Later observations with PANIC, carried out since November 2015 until February 2016, allowed to detect what is known as light-echo, which showed how the sparkle shifts from its origin towards to the star’s jets, allowing estimating the date of the burst, which was in the middle of 2015.
After analyzing the data, the research team concluded that it was an accretion burst, a habitual phenomenon with the formation of stars having low mass, but never seen on massive stars, which is due to the lumpiness of the disk that feeds the formation star: in occasions, the star absorbs disk fragments that produce a sudden luminosity increase.
“The detection of an accretion burst in NIRS 3 constitutes the most solid evidence we have up to date of that, in effect, high mass stars are formed through a similar process to the one which gives rise to the low mass ones. However, they are much more intense bursts, that can release as much energy as that one produced by the Sun over a hundred thousand years”, points Alessio Caratti o Garatti, researcher at the Dublin Institute of Advanced Studies, who heads the job.

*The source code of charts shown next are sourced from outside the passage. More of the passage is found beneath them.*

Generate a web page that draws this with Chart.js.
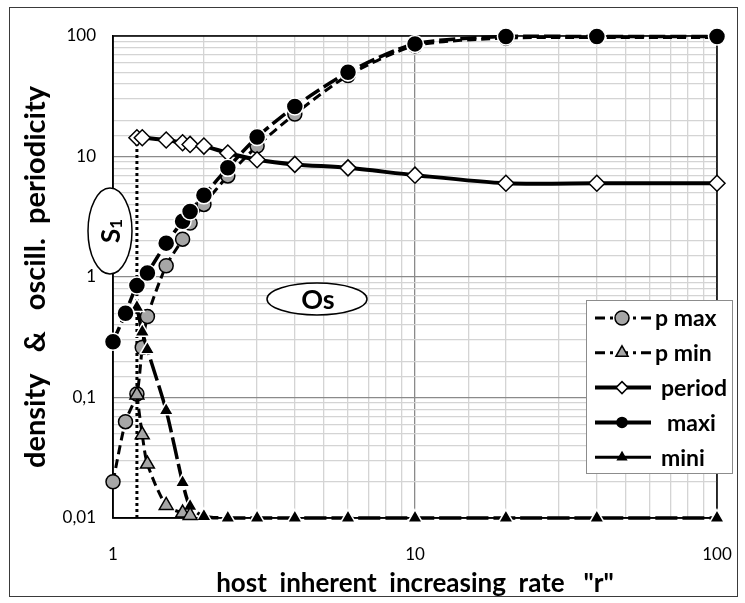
<!DOCTYPE html>
<html>
<head>
<meta charset="utf-8">
<script src="https://cdn.jsdelivr.net/npm/chart.js@4.4.0/dist/chart.umd.min.js"></script>
<style>
body { margin: 0; background: #fff; }
#wrap { position: relative; width: 745px; height: 603px; }
</style>
</head>
<body>
<div id="wrap"><canvas id="chart" width="745" height="603"></canvas></div>
<script>
// values (log-log axes)
var pMaxR = [1, 1.1, 1.2, 1.25, 1.3, 1.5, 1.7, 1.8, 2, 2.4, 3, 4, 6, 10, 20, 40, 100];
var pMax = [0.02, 0.063, 0.107, 0.26, 0.47, 1.24, 2.06, 2.8, 4.0, 6.9, 12.2, 22.5, 47, 83, 96, 97, 97];
var pMinR = [1.2, 1.25, 1.3, 1.5, 1.7, 1.8];
var pMin = [0.105, 0.049, 0.028, 0.0127, 0.011, 0.0105];
var periodR = [1.2, 1.25, 1.5, 1.7, 1.8, 2, 2.4, 3, 4, 6, 10, 20, 40, 100];
var period = [14.3, 14.3, 13.7, 13, 12.6, 12.2, 10.7, 9.4, 8.6, 8.05, 7, 6, 6, 6];
var maxiR = [1, 1.1, 1.2, 1.3, 1.5, 1.7, 1.8, 2, 2.4, 3, 4, 6, 10, 20, 40, 100];
var maxi = [0.29, 0.5, 0.85, 1.08, 1.91, 2.9, 3.5, 4.76, 8.05, 14.5, 26, 50, 86, 99, 99, 99];
var miniR = [1.2, 1.25, 1.3, 1.5, 1.7, 1.8, 2, 2.4, 3, 4, 6, 10, 20, 40, 100];
var mini = [0.56, 0.35, 0.25, 0.078, 0.0197, 0.0125, 0.0103, 0.01, 0.01, 0.01, 0.01, 0.01, 0.01, 0.01, 0.01];
var bifurR = [1.2, 1.2];
var bifur = [0.01, 14.3];
var yTickLabels = {'100': '100', '10': '10', '1': '1', '0.1': '0,1', '0.01': '0,01'};

function pts(xs, ys) {
	var out = [];
	for (var i = 0; i < xs.length; i++) out.push({x: xs[i], y: ys[i]});
	return out;
}

function isMajor(v) {
	var l = Math.log10(v);
	return Math.abs(l - Math.round(l)) < 1e-6;
}

var FONT = 'Lato, "Open Sans", sans-serif';

var legendItems = [
	{label: 'p max', dash: [10, 5, 3, 5], width: 3, style: 'circle', r: 7, fill: '#a6a6a6', stroke: '#000', tx: 655},
	{label: 'p min', dash: [10, 5, 3, 5], width: 3, style: 'triangle', r: 7, fill: '#a6a6a6', stroke: '#000', tx: 655},
	{label: 'period', dash: [], width: 4, style: 'rectRot', r: 6, fill: '#fff', stroke: '#000', tx: 661},
	{label: 'maxi', dash: [], width: 4, style: 'circle', r: 5, fill: '#000', stroke: '#000', tx: 667},
	{label: 'mini', dash: [], width: 3, style: 'triangle', r: 5, fill: '#000', stroke: '#000', tx: 661}
];

var extras = {
	id: 'extras',
	beforeDatasetsDraw: function(chart) {
		var ctx = chart.ctx, a = chart.chartArea;
		ctx.save();
		ctx.strokeStyle = '#000';
		ctx.lineWidth = 1.5;
		ctx.strokeRect(a.left, a.top, a.right - a.left, a.bottom - a.top);
		ctx.restore();
	},
	afterDraw: function(chart) {
		var ctx = chart.ctx;
		ctx.save();
		// outer frame
		ctx.strokeStyle = '#3a3a3a';
		ctx.lineWidth = 1;
		ctx.strokeRect(9.5, 7.5, 728, 589);

		// S1 ellipse
		ctx.beginPath();
		ctx.ellipse(110, 231, 22, 43, 0, 0, Math.PI * 2);
		ctx.fillStyle = '#fff';
		ctx.fill();
		ctx.lineWidth = 1.5;
		ctx.strokeStyle = '#000';
		ctx.stroke();
		ctx.save();
		ctx.translate(112, 231);
		ctx.rotate(-Math.PI / 2);
		ctx.fillStyle = '#000';
		ctx.textBaseline = 'middle';
		ctx.font = 'bold 26px ' + FONT;
		var sw = ctx.measureText('S').width;
		ctx.font = 'bold 17px ' + FONT;
		var iw = ctx.measureText('1').width;
		var x0 = -(sw + iw) / 2;
		ctx.font = 'bold 26px ' + FONT;
		ctx.fillText('S', x0, 0);
		ctx.font = 'bold 17px ' + FONT;
		ctx.fillText('1', x0 + sw, 5);
		ctx.restore();

		// Os ellipse
		ctx.beginPath();
		ctx.ellipse(317, 299, 50, 16, 0, 0, Math.PI * 2);
		ctx.fillStyle = '#fff';
		ctx.fill();
		ctx.stroke();
		ctx.fillStyle = '#000';
		ctx.font = 'bold 27px ' + FONT;
		ctx.textAlign = 'center';
		ctx.textBaseline = 'middle';
		ctx.fillText('Os', 318, 300);

		// legend
		ctx.fillStyle = '#fff';
		ctx.fillRect(586, 300, 146, 173);
		ctx.strokeStyle = '#8c8c8c';
		ctx.lineWidth = 1;
		ctx.strokeRect(586.5, 300.5, 146, 173);
		ctx.textAlign = 'left';
		ctx.font = 'bold 23px ' + FONT;
		for (var i = 0; i < legendItems.length; i++) {
			var it = legendItems[i];
			var y = 318 + i * 34.8;
			ctx.beginPath();
			ctx.setLineDash(it.dash);
			ctx.lineWidth = it.width;
			ctx.strokeStyle = '#000';
			ctx.moveTo(595, y);
			ctx.lineTo(651, y);
			ctx.stroke();
			ctx.setLineDash([]);
			ctx.fillStyle = it.fill;
			ctx.strokeStyle = it.stroke;
			ctx.lineWidth = 1.5;
			Chart.helpers.drawPoint(ctx, {pointStyle: it.style, radius: it.r, borderWidth: 1.5}, 622, y);
			ctx.fillStyle = '#000';
			ctx.fillText(it.label, it.tx, y + 1);
		}
		ctx.restore();
	}
};

var ctx = document.getElementById('chart').getContext('2d');
var chart = new Chart(ctx, {
	type: 'line',
	data: {
		datasets: [
			{
				label: 'p max', data: pts(pMaxR, pMax), order: 5,
				borderColor: '#000', borderWidth: 3, borderDash: [9, 5],
				pointStyle: 'circle', pointRadius: 7, pointBackgroundColor: '#a6a6a6',
				pointBorderColor: '#000', pointBorderWidth: 1.5
			},
			{
				label: 'p min', data: pts(pMinR, pMin), order: 3,
				borderColor: '#000', borderWidth: 3, borderDash: [9, 5],
				pointStyle: 'triangle', pointRadius: 8, pointBackgroundColor: '#a6a6a6',
				pointBorderColor: '#000', pointBorderWidth: 1.5
			},
			{
				label: 'period', data: pts(periodR, period), order: 2,
				borderColor: '#000', borderWidth: 4,
				pointStyle: 'rectRot', pointRadius: 8, pointBackgroundColor: '#fff',
				pointBorderColor: '#000', pointBorderWidth: 1.5
			},
			{
				label: 'maxi', data: pts(maxiR, maxi), order: 1,
				borderColor: '#000', borderWidth: 3.5, borderDash: [16, 5],
				pointStyle: 'circle', pointRadius: 8.5, pointBackgroundColor: '#000',
				pointBorderColor: '#fff', pointBorderWidth: 1.5
			},
			{
				label: 'mini', data: pts(miniR, mini), order: 4,
				borderColor: '#000', borderWidth: 3.5, borderDash: [22, 5],
				pointStyle: 'triangle', pointRadius: 8.5, pointBackgroundColor: '#000',
				pointBorderColor: '#fff', pointBorderWidth: 1.5
			},
			{
				label: 'bifurcation', data: pts(bifurR, bifur), order: 6,
				borderColor: '#000', borderWidth: 3, borderDash: [3, 3],
				pointRadius: 0, tension: 0
			}
		]
	},
	options: {
		responsive: false,
		animation: false,
		layout: {padding: {left: 0, top: 36, right: 28, bottom: 0}},
		elements: {line: {tension: 0.25}},
		datasets: {line: {clip: false}},
		plugins: {legend: {display: false}, tooltip: {enabled: false}},
		scales: {
			x: {
				type: 'logarithmic', min: 1, max: 100,
				afterFit: function(s) { s.height = 85; s.paddingRight = 0; s.paddingLeft = 0; },
				border: {color: '#000', width: 1.5},
				grid: {
					drawTicks: false,
					color: function(c) { return c.tick && isMajor(c.tick.value) ? '#8a8a8a' : '#d4d4d4'; },
					lineWidth: 1.3
				},
				ticks: {
					autoSkip: false, maxRotation: 0, padding: 26, color: '#000',
					font: {family: FONT, size: 17},
					callback: function(v) { return isMajor(v) ? String(Math.round(v)) : ''; }
				},
				title: {
					display: true, text: 'host  inherent  increasing  rate   "r"', color: '#000',
					font: {family: FONT, size: 26, weight: 'bold'}, padding: {top: 0, bottom: 4}
				}
			},
			y: {
				type: 'logarithmic', min: 0.01, max: 100,
				afterFit: function(s) { s.width = 113; },
				border: {color: '#000', width: 1.5},
				grid: {
					drawTicks: false,
					color: function(c) { return c.tick && isMajor(c.tick.value) ? '#8a8a8a' : '#d4d4d4'; },
					lineWidth: 1.3
				},
				ticks: {
					autoSkip: false, padding: 17, color: '#000',
					font: {family: FONT, size: 17},
					callback: function(v) {
						if (!isMajor(v)) return '';
						var k = String(Math.pow(10, Math.round(Math.log10(v))));
						return yTickLabels[k] || k;
					}
				},
				title: {
					display: true, text: 'density   &   oscill.  periodicity', color: '#000',
					font: {family: FONT, size: 29, weight: 'bold'}, padding: {top: 18, bottom: 0}
				}
			}
		}
	},
	plugins: [extras]
});
</script>
</body>
</html>
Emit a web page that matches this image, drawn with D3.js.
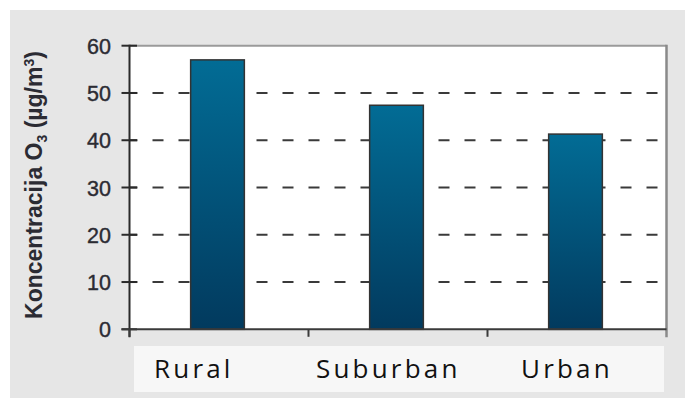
<!DOCTYPE html>
<html>
<head>
<meta charset="utf-8">
<script src="https://cdn.jsdelivr.net/npm/d3@7/dist/d3.min.js"></script>
<style>
  html, body { margin: 0; padding: 0; background: #ffffff; }
  svg { display: block; }
</style>
</head>
<body>
<script>
// ---- data ----
const categories = ["Rural", "Suburban", "Urban"];
const values = [57.0, 47.4, 41.3];
const yTicks = [0, 10, 20, 30, 40, 50, 60];
const yTitle = "Koncentracija O";
const yTitleSub = "3";
const yTitleUnit = " (µg/m";
const yTitleSup = "3";

// ---- layout ----
const W = 685, H = 398;
const plot = { left: 129.5, right: 666.5, top: 45.7, bottom: 329.3 };
const labelOffsets = [24.5, 7.5, 33.5]; // left edge of labels relative to band start

const svg = d3.select("body").append("svg")
  .attr("width", W).attr("height", H);

const defs = svg.append("defs");
const grad = defs.append("linearGradient")
  .attr("id", "barGrad").attr("x1", 0).attr("y1", 0).attr("x2", 0).attr("y2", 1);
grad.append("stop").attr("offset", "0%").attr("stop-color", "#026c95");
grad.append("stop").attr("offset", "100%").attr("stop-color", "#023a5e");

// background
svg.append("rect").attr("x", 10).attr("y", 10).attr("width", W - 10).attr("height", H - 10)
  .attr("fill", "#e6e6e6");

const x = d3.scaleBand().domain(categories).range([plot.left, plot.right]).padding(0);
const y = d3.scaleLinear().domain([0, 60]).range([plot.bottom, plot.top]);

// plot area
svg.append("rect")
  .attr("x", plot.left).attr("y", plot.top)
  .attr("width", plot.right - plot.left).attr("height", plot.bottom - plot.top)
  .attr("fill", "#ffffff");

// gridlines
svg.append("g").selectAll("line")
  .data(yTicks.filter(t => t > 0 && t < 60))
  .join("line")
  .attr("x1", plot.left).attr("x2", plot.right - 2)
  .attr("y1", d => y(d)).attr("y2", d => y(d))
  .attr("stroke", "#3a3a3a").attr("stroke-width", 2)
  .attr("stroke-dasharray", "11,15").attr("stroke-dashoffset", 3);

// top and right border
svg.append("line").attr("x1", plot.left).attr("x2", plot.right)
  .attr("y1", plot.top).attr("y2", plot.top)
  .attr("stroke", "#9a9a9a").attr("stroke-width", 2);
svg.append("line").attr("x1", plot.right).attr("x2", plot.right)
  .attr("y1", plot.top - 1).attr("y2", plot.bottom + 8)
  .attr("stroke", "#8a8a8a").attr("stroke-width", 2.5);

// bars
const bw = x.bandwidth() * 0.3;
svg.append("g").selectAll("rect")
  .data(categories)
  .join("rect")
  .attr("x", d => x(d) + x.bandwidth() / 2 - bw / 2 - 1.5)
  .attr("width", bw)
  .attr("y", (d, i) => y(values[i]))
  .attr("height", (d, i) => y(0) - y(values[i]))
  .attr("fill", "url(#barGrad)")
  .attr("stroke", "#333333").attr("stroke-width", 1.5);

// y axis
const yAxis = svg.append("g");
yAxis.append("line").attr("x1", plot.left).attr("x2", plot.left)
  .attr("y1", plot.top - 1).attr("y2", plot.bottom + 8)
  .attr("stroke", "#2a2a2a").attr("stroke-width", 2);
yAxis.selectAll("line.tick").data(yTicks).join("line").attr("class", "tick")
  .attr("x1", plot.left - 8).attr("x2", plot.left + 7.5)
  .attr("y1", d => y(d)).attr("y2", d => y(d))
  .attr("stroke", "#2a2a2a").attr("stroke-width", 2);
yAxis.selectAll("text").data(yTicks).join("text")
  .attr("x", 111).attr("y", d => y(d) + 1)
  .attr("text-anchor", "end").attr("dominant-baseline", "central")
  .attr("font-family", "Liberation Sans, Arial, sans-serif")
  .attr("font-size", 21.5).attr("fill", "#2b2b33")
  .attr("stroke", "#2b2b33").attr("stroke-width", 0.4)
  .text(d => d);

// x axis
const xAxis = svg.append("g");
xAxis.append("line").attr("x1", plot.left - 8).attr("x2", plot.right)
  .attr("y1", plot.bottom).attr("y2", plot.bottom)
  .attr("stroke", "#3a3a3a").attr("stroke-width", 2);
const bounds = categories.map(c => x(c)).concat([plot.right]);
xAxis.selectAll("line.tick").data(bounds.slice(0, 3)).join("line").attr("class", "tick")
  .attr("x1", d => d).attr("x2", d => d)
  .attr("y1", plot.bottom).attr("y2", plot.bottom + 7.5)
  .attr("stroke", "#3a3a3a").attr("stroke-width", 2);

// label box
svg.append("rect").attr("x", 134).attr("y", 346).attr("width", 530).attr("height", 46)
  .attr("fill", "#f7f7f7");
svg.append("g").selectAll("text").data(categories).join("text")
  .attr("x", (d, i) => x(d) + labelOffsets[i])
  .attr("y", 377.5)
  .attr("font-family", "Open Sans, sans-serif")
  .attr("font-size", 26).attr("letter-spacing", 3.2)
  .attr("fill", "#111111")
  .text(d => d);

// y title
const t = svg.append("text")
  .attr("transform", "translate(41.5,185) rotate(-90)")
  .attr("text-anchor", "middle")
  .attr("font-family", "Liberation Sans, Arial, sans-serif")
  .attr("font-weight", "bold").attr("font-size", 23)
  .attr("fill", "#2b2b33");
t.append("tspan").text(yTitle);
t.append("tspan").attr("font-size", 14).attr("dy", 5).text(yTitleSub);
t.append("tspan").attr("dy", -5).text(yTitleUnit);
t.append("tspan").attr("font-size", 14).attr("dy", -8).text(yTitleSup);
t.append("tspan").attr("dy", 8).text(")");
</script>
</body>
</html>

In this way, the other model, which proposed that massive stars are formed with the fusion of less massive stars, would be discarded, establishing in this manner a unified stellar formation process. With some differences, as the massive stars will have much bigger disks and will exhibit a higher material absorption rate than the ones with low mass and, therefore, will end their growth process faster.
The German-Spanish Calar Alto Observatory is located at Sierra de los Filabres, north of Almería (Andalucía, Spain). It is jointly operated by the Instituto Max Planck de Astronomía in Heidelberg, Germany, and the Instituto de Astrofísica de Andalucía (CSIC) in Granada, Spain. Calar Alto has three telescopes with apertures of 1.23m, 2.2m and 3.5m. A 1.5m aperture telescope, also located at the mountain, is operated under control of the Observatorio de Madrid.